= Conservative Faction (Cultural Revolution) =

Faction during the Cultural Revolution

During the Cultural Revolution, a Conservative Faction (保守派 (Bǎoshǒu pài)), also called a Loyalist Faction (保皇派 (Protecting-the-emperor Faction)), referred to a group or a sociopolitical movement that embraced the local establishment. Composed of well-born children and political activists, the conservatives made up the majority of the Red Guards after Red August, but declined with the rise of the rebels.

== Origins ==
When Mao Zedong launched the Cultural Revolution in 1966, the initial thrust was to attack the so-called "bourgeois reactionary authorities" and "white experts", and students who opposed their teachers and focused more on politics formed the Red Guards.
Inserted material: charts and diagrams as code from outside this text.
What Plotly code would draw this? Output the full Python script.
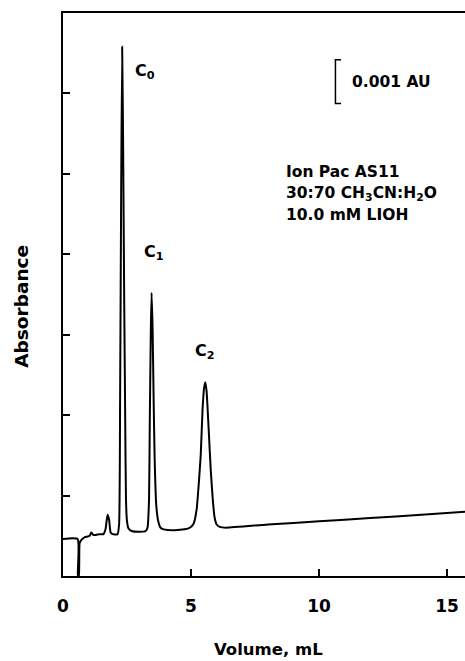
import plotly.graph_objects as go

# Chromatogram trace: elution volume (mL) and detector response (tick units)
volume_ml = [
    0.00, 0.57, 0.58, 0.60, 0.62, 0.65, 0.72, 0.84, 0.96, 1.04, 1.11, 1.19,
    1.43, 1.58, 1.66, 1.74, 1.80, 1.86, 1.94, 2.13, 2.19, 2.23, 2.27, 2.31,
    2.35, 2.39, 2.43, 2.46, 2.50, 2.56, 2.68, 2.99, 3.23, 3.30, 3.36, 3.39,
    3.43, 3.46, 3.50, 3.54, 3.58, 3.64, 3.72, 3.81, 3.93, 4.36, 4.75, 4.95,
    5.10, 5.22, 5.30, 5.38, 5.45, 5.51, 5.56, 5.61, 5.69, 5.77, 5.85, 5.92,
    6.00, 6.12, 6.36, 8.00, 10.00, 12.00, 14.00, 15.70,
]
response = [
    0.46, 0.46, 0.00, 0.00, 0.00, 0.41, 0.45, 0.48, 0.49, 0.50, 0.54, 0.51,
    0.52, 0.52, 0.58, 0.76, 0.70, 0.54, 0.52, 0.52, 0.64, 2.19, 4.68, 6.58,
    5.30, 3.43, 1.94, 0.95, 0.68, 0.59, 0.56, 0.55, 0.56, 0.60, 0.95, 1.94,
    3.06, 3.52, 3.06, 2.19, 1.45, 0.89, 0.68, 0.60, 0.58, 0.57, 0.58, 0.60,
    0.65, 0.83, 1.14, 1.51, 2.07, 2.34, 2.41, 2.29, 1.82, 1.32, 0.95, 0.73,
    0.64, 0.61, 0.60, 0.64, 0.68, 0.72, 0.76, 0.80,
]

# Peak labels
peak_names = ["C<sub>0</sub>", "C<sub>1</sub>", "C<sub>2</sub>"]
peak_label_x = [3.20, 3.55, 5.55]
peak_label_y = [6.27, 4.02, 2.79]

x_ticks = [0, 5, 10, 15]
y_ticks = [0, 1, 2, 3, 4, 5, 6, 7]

# Absorbance scale bar (0.001 AU expressed in tick units)
bar_x = 10.64
bar_top = 6.42
bar_len = 0.545
bar_label = "0.001 AU"

conditions = ["Ion Pac AS11", "30:70 CH<sub>3</sub>CN:H<sub>2</sub>O", "10.0 mM LIOH"]
cond_x = 8.62
cond_y = [5.02, 4.75, 4.49]

FONT = "DejaVu Sans, Verdana, sans-serif"

fig = go.Figure()
fig.add_trace(go.Scatter(
    x=volume_ml, y=response, mode="lines",
    line=dict(color="black", width=2, shape="spline", smoothing=0.5),
    hoverinfo="skip", showlegend=False,
))

annotations = []
for name, px, py in zip(peak_names, peak_label_x, peak_label_y):
    annotations.append(dict(
        x=px, y=py, xref="x", yref="y", text="<b>" + name + "</b>",
        showarrow=False, font=dict(family=FONT, size=16, color="black"),
        xanchor="center", yanchor="middle",
    ))

annotations.append(dict(
    x=bar_x + 0.55, y=bar_top - bar_len / 2, xref="x", yref="y",
    text="<b>" + bar_label + "</b>", showarrow=False,
    font=dict(family=FONT, size=15.5, color="black"),
    xanchor="left", yanchor="middle",
))

for line, ly in zip(conditions, cond_y):
    annotations.append(dict(
        x=cond_x, y=ly, xref="x", yref="y", text="<b>" + line + "</b>",
        showarrow=False, font=dict(family=FONT, size=15.5, color="black"),
        xanchor="left", yanchor="middle",
    ))

annotations.append(dict(
    x=0.51, y=-0.131, xref="paper", yref="paper", text="<b>Volume, mL</b>",
    showarrow=False, font=dict(family=FONT, size=16.5, color="black"),
    xanchor="center", yanchor="middle",
))
annotations.append(dict(
    x=-0.102, y=0.48, xref="paper", yref="paper", text="<b>Absorbance</b>",
    showarrow=False, textangle=-90, font=dict(family=FONT, size=18.5, color="black"),
    xanchor="center", yanchor="middle",
))

fig.update_layout(
    width=465, height=661,
    margin=dict(l=63, r=0, t=13, b=85),
    paper_bgcolor="white", plot_bgcolor="white",
    annotations=annotations,
    shapes=[
        dict(type="path", xref="x", yref="y",
             path=f"M {bar_x + 0.22} {bar_top} L {bar_x} {bar_top} "
                  f"L {bar_x} {bar_top - bar_len} L {bar_x + 0.22} {bar_top - bar_len}",
             line=dict(color="black", width=1.5)),
    ],
    xaxis=dict(
        range=[0, 15.7], tickvals=x_ticks, ticktext=[f"<b>{t}</b>" for t in x_ticks],
        ticks="inside", ticklen=7, tickwidth=1.5, tickcolor="black",
        showline=True, linecolor="black", linewidth=2, mirror=True,
        showgrid=False, zeroline=False,
        tickfont=dict(family=FONT, size=17, color="black"),
        ticklabelstandoff=14,
    ),
    yaxis=dict(
        range=[0, 7], tickvals=y_ticks, showticklabels=False,
        ticks="inside", ticklen=7, tickwidth=1.5, tickcolor="black",
        showline=True, linecolor="black", linewidth=2,
        showgrid=False, zeroline=False,
    ),
)

fig.write_html("out.html")
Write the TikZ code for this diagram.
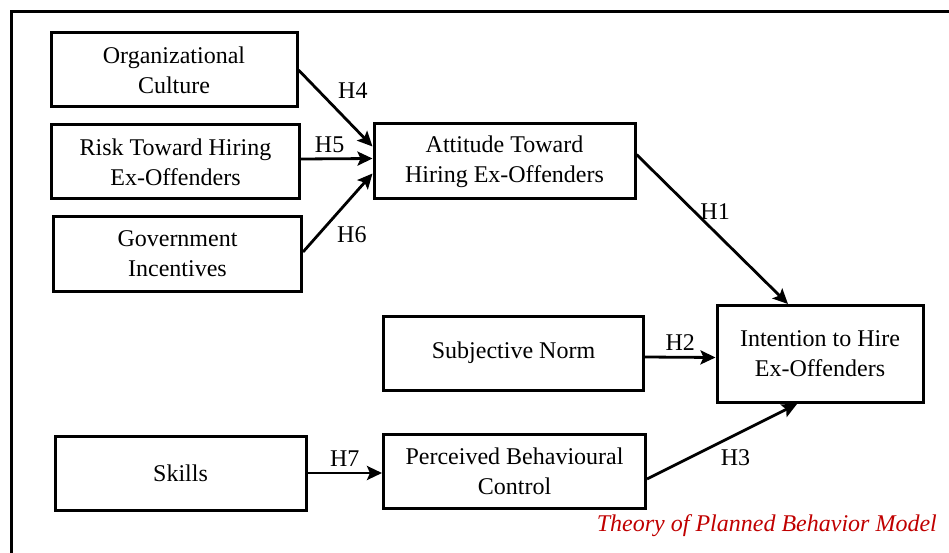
\documentclass[tikz,border=0pt]{standalone}
\usepackage{fontspec}
\setmainfont{Liberation Serif}
\usetikzlibrary{arrows.meta}
\definecolor{tpbred}{RGB}{192,0,0}
\begin{document}
\begin{tikzpicture}[x=1pt,y=-1pt]
  \tikzset{
  box/.style={draw,line width=3pt,inner sep=0pt,align=center,
    font=\fontsize{24}{30}\selectfont},
  hyp/.style={inner sep=5pt,font=\fontsize{24}{30}\selectfont},
  arr/.style={line width=2.8pt,-{Stealth[length=15pt,width=14pt,inset=3pt]}},
  }
  \useasboundingbox (0,0) rectangle (949,553);
  \clip (0,0) rectangle (949,553);
  % the frame
  \draw[line width=3.5pt] (11.5,11.5) rectangle (980,590);

  % the boxes
  \node[box,minimum width=246pt,minimum height=74pt] (org) at (174,70) {Organizational\\Culture};
  \node[box,minimum width=248pt,minimum height=74pt] (risk) at (175.5,162) {Risk Toward Hiring\\Ex-Offenders};
  \node[box,minimum width=248pt,minimum height=74pt] (gov) at (177.5,254) {Government\\Incentives};
  \node[box,minimum width=261pt,minimum height=75pt] (att) at (504.5,161.5) {Attitude Toward\\Hiring Ex-Offenders};

  \node[box,minimum width=206pt,minimum height=97pt] (int) at (820,354) {Intention to Hire\\Ex-Offenders};
  \node[box,minimum width=260pt,minimum height=74pt] (sn) at (513.5,353) {Subjective Norm};

  \node[box,minimum width=251pt,minimum height=74pt] (skl) at (180.5,473) {Skills};
  \node[box,minimum width=262pt,minimum height=74pt] (pbc) at (514.5,471) {Perceived Behavioural\\Control};

  % the hypotheses
  \draw[arr] (org.east) -- ([yshift=15pt]att.west) node [pos=.45, above right, hyp] {H4};
  \draw[arr] ([yshift=3pt]risk.east) -- ([yshift=3pt]att.west) node [pos=.4, above, hyp] {H5};
  \draw[arr] ([yshift=2pt]gov.east) -- ([yshift=-12pt]att.west) node [pos=.4, below right, hyp] {H6};
  \draw[arr] ([yshift=7pt]att.east) -- ([xshift=-32pt]int.north) node [pos=.38, right, hyp] {H1};
  \draw[arr] ([yshift=-4pt]sn.east) -- ([yshift=-3.5pt]int.west) node [midway, above, hyp] {H2};
  \draw[arr] ([yshift=-8pt]pbc.east) -- ([xshift=-23pt]int.south) node [pos=.59, below=8pt, hyp] {H3};
  \draw[arr] (skl.east) -- (skl.east -| pbc.west) node [midway, above, hyp] {H7};

  % the caption
  \node[anchor=base east,inner sep=0pt,text=tpbred,font=\fontsize{24}{30}\selectfont\itshape] (cap) at (937,531.5) {Theory of Planned Behavior Model};
\end{tikzpicture}
\end{document}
However, after Red August, Mao began to have students attack the "capitalist roaders of the Party", which led to a split in the Red Guards, with those who remained opposed to the "white experts" loosely being referred to as the Conservatives.

== Structures ==
=== Conservative students ===
A fairly significant portion of students joined the conservatives.

=== Pro-establishment forces ===
In order to confront the rebels, who were supported by Mao and the left wing of the party, the committees in various places mobilized workers, members of the Communist Youth League, who supported them.

== Development ==
The conservative-rebel conflict in Wuhan is one notable case during the Cultural Revolution.